The recent Ontario Superior Court of Justice's decision in THMR Development Inc. v. 1440254 Ontario Ltd. may exemplify a judicial trend in favour of a more liberal view of the extent to which a property must be "unique" before a certificate of pending litigation may be granted.

Where a real estate transaction has been terminated by a vendor and the purchaser still insists on closing, one remedy available to the purchaser as part of a lawsuit for specific performance of the contract is the issuance and registration of a certificate of pending litigation on title.  This device should ensure that the vendor cannot sell the property out from under the purchaser while the purchaser's claim is proceeding before the Court.

In this case, the plaintiff/purchaser agreed to purchase from the defendant a commercial property in Port Perry.  The property was located on the last street in Port Perry that is parallel to the waterfront.  The purchaser claimed that this location was highly desirable for its business and that it had been looking for such property in Port Perry for several years.  It was close to other properties owned by the plaintiff and was the only suitable such property for sale in the plaintiff's price range.

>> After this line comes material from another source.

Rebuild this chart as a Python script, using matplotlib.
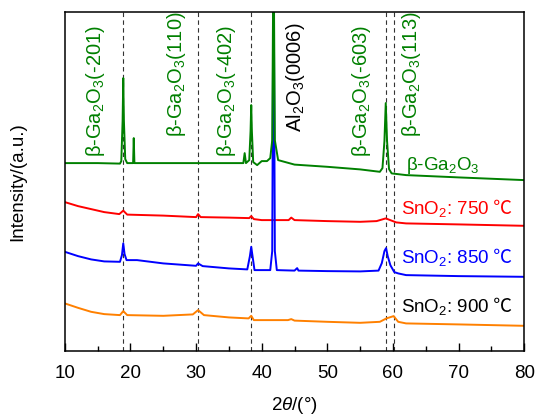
"""
XRD patterns: beta-Ga2O3 reference and SnO2 films annealed at 750/850/900 C
output: out.png
"""
import matplotlib
matplotlib.use("Agg")
import matplotlib.pyplot as plt

plt.rcParams["font.family"] = ["Liberation Sans", "DejaVu Sans"]
plt.rcParams["mathtext.fontset"] = "custom"
plt.rcParams["mathtext.rm"] = "Liberation Sans"
plt.rcParams["mathtext.it"] = "Liberation Sans:italic"

# 2theta / intensity points (arbitrary units, stacked)
x_ga = [10, 12, 15, 18.4, 18.6, 18.8, 18.9, 19.0, 19.2, 19.5, 20.4, 20.5, 20.6, 25, 30, 35,
        37.2, 37.4, 37.6, 38.1, 38.3, 38.4, 38.5, 38.7, 39.3, 40.0, 40.8, 41.3, 41.6, 41.8,
        42.0, 42.5, 45, 50, 55, 58.0, 58.4, 58.7, 58.9, 59.1, 59.4, 59.8, 62, 70, 80]
y_ga = [188, 188, 188, 187.5, 190, 230, 273, 230, 192, 188, 188, 213, 188, 188, 188, 188,
        188, 198, 188, 191, 220, 246, 220, 189, 186, 190, 190, 193, 211, 420,
        211, 191, 186.5, 184.3, 181.7, 179.3, 183, 210, 248, 210, 182, 177.7, 176, 173.7, 171]

x_750 = [10, 12, 14, 16, 18.3, 18.9, 19.5, 25, 30, 30.3, 30.7, 35, 38.1, 38.4, 38.8, 40,
         42, 44.1, 44.5, 45.0, 50, 55, 57.5, 58.9, 60.5, 62, 70, 80]
y_750 = [149, 145, 142, 139, 137, 140.5, 136.5, 135.5, 134, 137, 134, 133.5, 133, 135, 132, 131,
         131, 131, 133.5, 131, 130, 129.3, 130, 132.7, 128.7, 127.7, 126.7, 125.3]

x_850 = [10, 12, 14, 16, 18.4, 18.7, 18.9, 19.1, 19.4, 21, 25, 30, 30.3, 31, 35, 37.8,
         38.2, 38.4, 38.6, 38.9, 41.3, 41.6, 41.8, 42.0, 42.3, 45, 45.4, 45.6, 50, 55,
         57.8, 58.3, 58.7, 58.95, 59.2, 59.6, 60.2, 60.8, 62, 70, 80]
y_850 = [99.3, 95, 91.7, 89.7, 89.3, 96, 107.7, 97, 91, 91, 87.7, 85.3, 87.7, 85, 82.7, 81.7,
         95, 104.3, 95, 81, 81, 100, 420, 100, 81, 80.5, 83, 80.5, 80, 79.7,
         80.5, 88, 100, 103, 95, 86, 79, 77.7, 76, 75, 74.3]

x_900 = [10, 12, 14, 16, 18.4, 18.9, 19.5, 25, 29.5, 30.3, 31.2, 35, 38, 38.4, 38.8, 44,
         44.5, 45, 50, 55, 58, 59, 60.1, 60.8, 62, 70, 80]
y_900 = [47.7, 43.3, 39.3, 37, 36, 40, 36, 35.3, 36.7, 41, 36, 33.7, 32.7, 35.3, 31, 31,
         32, 30.5, 29.3, 28.3, 29.3, 32.7, 35, 29.3, 27.7, 26.7, 25.3]

peak_pos = [18.9, 30.3, 38.4, 58.95, 60.1]
hkl_labels = ["β-Ga$_2$O$_3$(-201)", "β-Ga$_2$O$_3$(110)", "β-Ga$_2$O$_3$(-402)",
              "Al$_2$O$_3$(0006)", "β-Ga$_2$O$_3$(-603)", "β-Ga$_2$O$_3$(113)"]
hkl_x = [14.6, 27.0, 34.7, 45.2, 55.2, 62.9]
hkl_y = [194, 214, 194, 219, 194, 214]
hkl_colors = ["#008000", "#008000", "#008000", "black", "#008000", "#008000"]

series = [(x_900, y_900, "#ff8000"), (x_750, y_750, "#ff0000"),
          (x_850, y_850, "#0000ff"), (x_ga, y_ga, "#008000")]
sample_labels = ["β-Ga$_2$O$_3$", "SnO$_2$: 750", "SnO$_2$: 850", "SnO$_2$: 900"]
sample_y = [186, 142, 93, 44]
sample_colors = ["#008000", "#ff0000", "#0000ff", "black"]

fig = plt.figure(figsize=(5.36, 4.17), dpi=100)
ax = fig.add_axes([0.121, 0.158, 0.857, 0.813])

for xs, ys, c in series:
    ax.plot(xs, ys, color=c, lw=1.4)

for p in peak_pos:
    ax.axvline(p, color="#333333", lw=0.8, ls=(0, (4, 3)), zorder=0)

for t, xx, yy, c in zip(hkl_labels, hkl_x, hkl_y, hkl_colors):
    ax.text(xx, yy, t, rotation=90, ha="center", va="bottom", color=c, fontsize=14.5)

for i, (t, yy, c) in enumerate(zip(sample_labels, sample_y, sample_colors)):
    xx = 62.0 if i == 0 else 61.2
    txt = ax.text(xx, yy, t, ha="left", va="center", color=c, fontsize=13.5)
    if i > 0:
        ax.annotate(" ℃", xy=(1, 0.55), xycoords=txt, ha="left", va="center",
                    color=c, fontsize=13.5, family=["Noto Sans CJK SC", "DejaVu Sans"])

ax.set_xlim(10, 80)
ax.set_ylim(0, 339)
ax.set_xticks(range(10, 81, 10))
ax.set_xticks(range(15, 80, 10), minor=True)
ax.set_yticks([])
ax.tick_params(axis="x", which="major", direction="in", length=6, width=1, labelsize=13.5, pad=10)
ax.tick_params(axis="x", which="minor", direction="in", length=3.5, width=1)
for s in ax.spines.values():
    s.set_linewidth(1.1)
ax.set_xlabel("2$\\mathit{θ}$/(°)", fontsize=13.5, labelpad=9)
ax.set_ylabel("Intensity/(a.u.)", fontsize=13.5, labelpad=28)

fig.savefig("out.png", dpi=100)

The agreement of purchase and sale was conditional on the plaintiff obtaining the approval of the existing mortgagee to assume the existing first mortgage.  The approval had to be obtained by the 40th business day following the day on which the agreement was "fully executed".

The purchaser took steps to obtain the first mortgagee's approval and ultimately obtained a letter from the first mortgagee consenting to the plaintiff's assumption of the mortgage.  The vendor took the position that, among other things, the approval had been provided by the first mortgagee after the deadline date and accordingly, the transaction was terminated.

The parties disagreed about the deadline date.  The purchase agreement had been negotiated back and forth over some period of time and there did appear to be some ambiguity as to when the 40 day time period started to run.

In any event, the purchaser sued for specific performance and brought a motion for a certificate of pending litigation.

The Court pointed out that the test on such a motion, brought on notice to the vendor, is the same as the test on a motion by a vendor to discharge a certificate obtained without notice.  The question in either case is whether or not there is a triable issue as to an interest in the land, and not whether or not the purchaser is likely to succeed at trial.

The Court outlined the various tests involved in the process including, importantly, whether or not the land is unique.  The Court will also consider whether there is an alternative claim for damages, the degree of difficulty in calculating damages, and whether damages would be a satisfactory remedy.  Overall the Court will consider the harm to each party if the certificate is or is not issued as well as any other relevant matters between the parties in the exercise of the Court's discretion in equity.

In this case, the Court had little difficulty concluding that there was indeed a triable issue as to a reasonable claim to an interest in the property.  The Court was also satisfied that the property was unique.  The Court approved previous authority to the effect that the purchaser need not demonstrate that the land is unique in the strict dictionary sense that it is entirely different from any other piece of property.  It is sufficient to demonstrate that the property has a quality that makes it especially suitable for the purchaser's proposed use and that the property cannot be reasonably duplicated elsewhere.

In this case, given the property's location and its particular suitability to the purchaser, the Court considered it unique.  The Court specifically rejected the argument that as a rule, commercial parties are not entitled to certificates of pending litigation.

There was a time that commercial purchasers understood that the availability of a certificate of pending litigation in a case of the purchase of commercial property was virtually nil. Clearly, that is no longer the case.